They caused a stir in Barcelona. But after just one race, Ferrari’s arrangement of halo-mounted mirrors has been banned. FIA F1 race director Charlie Whiting explains why…
After the Chinese Grand Prix, F1’s governing body told teams they could mount mirrors on the halo to allow for better visibility and Ferrari became the first team to do so in Spain.
But rival teams were unhappy. There was a belief that the winglets Ferrari used in conjunction with the mirrors were being used primarily for aerodynamic rather than visibility reasons, which is against the rules.
The FIA took a closer look and will move to clarify the situation by sending out a technical directive ahead of the upcoming Monaco Grand Prix.
“It's a liberal interpretation of the word 'mounting',” said Whiting. “That's how they become legal, because there is no bodywork allowed in the area in the upper part of that.

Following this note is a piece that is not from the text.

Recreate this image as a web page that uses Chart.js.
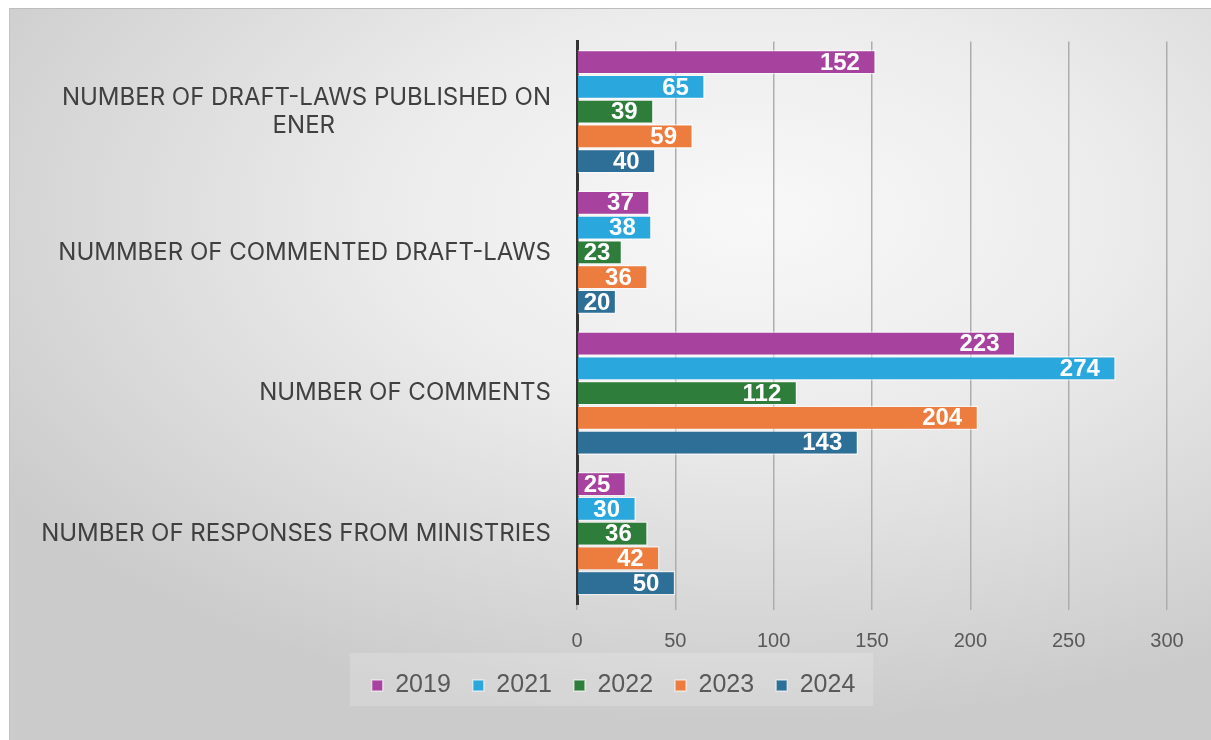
<!DOCTYPE html>
<html>
<head>
<meta charset="utf-8">
<script src="https://cdn.jsdelivr.net/npm/chart.js@4"></script>
<style>
  html, body { margin: 0; padding: 0; background: #fff; }
  #wrap {
    position: absolute; left: 9px; top: 8px; width: 1202px; height: 732px;
    border-top: 1px solid #bdbdbd; border-left: 1px solid #c4c4c4;
    background: radial-gradient(ellipse 75% 70% at 62% 28%, #f8f8f8 0%, #ececec 40%, #d6d6d6 80%, #cbcbcb 100%);
    box-sizing: border-box;
  }
  #chart { display: block; }
</style>
</head>
<body>
<div id="wrap"><canvas id="chart" width="1201" height="731"></canvas></div>
<script>
// categories (top to bottom)
const categories = [
    ["NUMBER OF DRAFT-LAWS PUBLISHED ON", "ENER"],
    "NUMMBER OF COMMENTED DRAFT-LAWS",
    "NUMBER OF COMMENTS",
    "NUMBER OF RESPONSES FROM MINISTRIES",
];

const years = ["2019", "2021", "2022", "2023", "2024"];
const colors = ["#a8429f", "#2aa8de", "#2f7d3b", "#ed7d3f", "#2d6f96"];

const values2019 = [152, 37, 223, 25];
const values2021 = [65, 38, 274, 30];
const values2022 = [39, 23, 112, 36];
const values2023 = [59, 36, 204, 42];
const values2024 = [40, 20, 143, 50];

const xTicks = [0, 50, 100, 150, 200, 250, 300];

const labelFont = "24px Inter";
const seriesValues = [values2019, values2021, values2022, values2023, values2024];

// center second line of a two-line label under the first one
const measureCtx = document.createElement("canvas").getContext("2d");
measureCtx.font = labelFont;
function centerLines(lbl) {
    if (!Array.isArray(lbl)) return lbl;
    const w1 = measureCtx.measureText(lbl[0]).width;
    const w2 = measureCtx.measureText(lbl[1]).width;
    const sp = measureCtx.measureText(" ").width;
    const n = Math.round((w1 - w2) / 2 / sp);
    return [lbl[0], lbl[1] + " ".repeat(n)];
}

const barLabels = {
    id: "barLabels",
    afterDatasetsDraw(chart) {
        const ctx = chart.ctx;
        ctx.save();
        ctx.font = "bold 24px 'Liberation Sans'";
        ctx.fillStyle = "#ffffff";
        ctx.textAlign = "right";
        ctx.textBaseline = "middle";
        chart.data.datasets.forEach((ds, i) => {
            chart.getDatasetMeta(i).data.forEach((bar, j) => {
                const txt = String(ds.data[j]);
                const w = ctx.measureText(txt).width;
                const x = Math.max(bar.x - 16, bar.base + 6 + w);
                ctx.fillText(txt, x, bar.y + 1);
            });
        });
        ctx.restore();
    }
};

// legend sits a little right of the canvas centre, with a faint box behind it
const legendShift = 25;
const legendBg = {
    id: "legendBg",
    afterUpdate(chart) {
        const lg = chart.legend;
        lg.left += legendShift;
        lg.right += legendShift;
        lg.legendHitBoxes.forEach(b => { b.left += legendShift; });
    },
    beforeDraw(chart) {
        const lg = chart.legend;
        if (!lg) return;
        const ctx = chart.ctx;
        ctx.save();
        ctx.fillStyle = "rgba(255,255,255,0.18)";
        let w = 0;
        lg.legendHitBoxes.forEach(b => { w = Math.max(w, b.left + b.width); });
        const left = lg.legendHitBoxes[0].left - 22;
        ctx.fillRect(left, lg.top + 2, w - left + 18, lg.height - 4);
        ctx.restore();
    }
};

const chart = new Chart(document.getElementById("chart"), {
    type: "bar",
    data: {
        labels: categories,
        datasets: years.map((y, i) => ({
            label: y,
            data: seriesValues[i],
            backgroundColor: colors[i],
            borderColor: "rgba(255,255,255,0.55)",
            borderWidth: 1.5,
            categoryPercentage: 0.88,
            barPercentage: 1.0,
        })),
    },
    options: {
        indexAxis: "y",
        responsive: false,
        animation: false,
        devicePixelRatio: 1,
        layout: { padding: { top: 27, right: 44, bottom: 32, left: 0 } },
        plugins: {
            tooltip: { enabled: false },
            legend: {
                position: "bottom",
                labels: {
                    font: { family: "'Liberation Sans'", size: 25 },
                    color: "#595959",
                    boxWidth: 11,
                    boxHeight: 11,
                    padding: 22,
                },
            },
        },
        scales: {
            x: {
                min: 0,
                max: 300,
                ticks: {
                    stepSize: 50,
                    font: { family: "'Liberation Sans'", size: 20 },
                    color: "#595959",
                    padding: 19,
                },
                afterBuildTicks(scale) {
                    scale.ticks = xTicks.map(v => ({ value: v }));
                },
                grid: { color: "#adadad", lineWidth: 1.5, tickLength: 6 },
                border: { display: false },
                afterFit(scale) { scale.height = 47; },
            },
            y: {
                ticks: {
                    font: { family: "Inter", size: 24 },
                    color: "#404040",
                    padding: 18,
                    autoSkip: false,
                    callback(value) { return centerLines(categories[value]); },
                },
                grid: { display: false },
                border: { color: "#333333", width: 3 },
                afterFit(scale) { scale.width = 567; },
            },
        },
    },
    plugins: [barLabels, legendBg],
});
</script>
</body>
</html>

“The interpretation hinges on whether we think that's a mounting or not. We somehow think not so we’re going to take some action on that.
“They [Ferrari] think it [the winglet] contributes to the rigidity of the mirror. It's just a matter of interpretation and such a tenuous interpretation is not something we're happy with.”
Whiting said Ferrari were allowed to keep the device on for the remainder of the weekend “because it is a reasonable way of approaching things and it is something we’ve done many times when there is a difference of opinion”.
However when asked if the device is effectively banned, Whiting said: “Yes, you could say that. If it was a clear breach of the regulations, they wouldn’t have been allowed to use it [in Barcelona]. But we’ll clarify that to everybody.
"No [I don’t expect to see it in Monaco]. If we do we're probably going to see the stewards about it. The technical directive will make it clear.”
Whiting said he was not qualified to say whether the device offered an aerodynamic advantage but added: “I doubt they would be there if there wasn't a measurable aero advantage, but these days that doesn't have to be big."
Mark Hughes, Formula1.com Technical Analyst, says...
The dramatic-looking winglets mounted some way above are attached to the mirrors by a thin stalk, ostensibly to reduce vibration of the mirror.
The winglets, which are attached to the halo at a separate point from the mirror attachment, are essentially flow conditioners that will improve the airflow to the rear wing.
Ferrari have justified the winglet’s purpose as a structure to stiffen the installation of the mirrors to reduce their vibration and therefore improve visibility.
The FIA has reasoned that this could be achieved with an extension close to the mirrors that could be mounted from the same point.
This suggests the extra mounting point therefore must be to create a structure higher up on the halo – and the inference of that, together with the shaping of the structure, is that this is primarily an aerodynamic device, not primarily a mirror-stiffening device.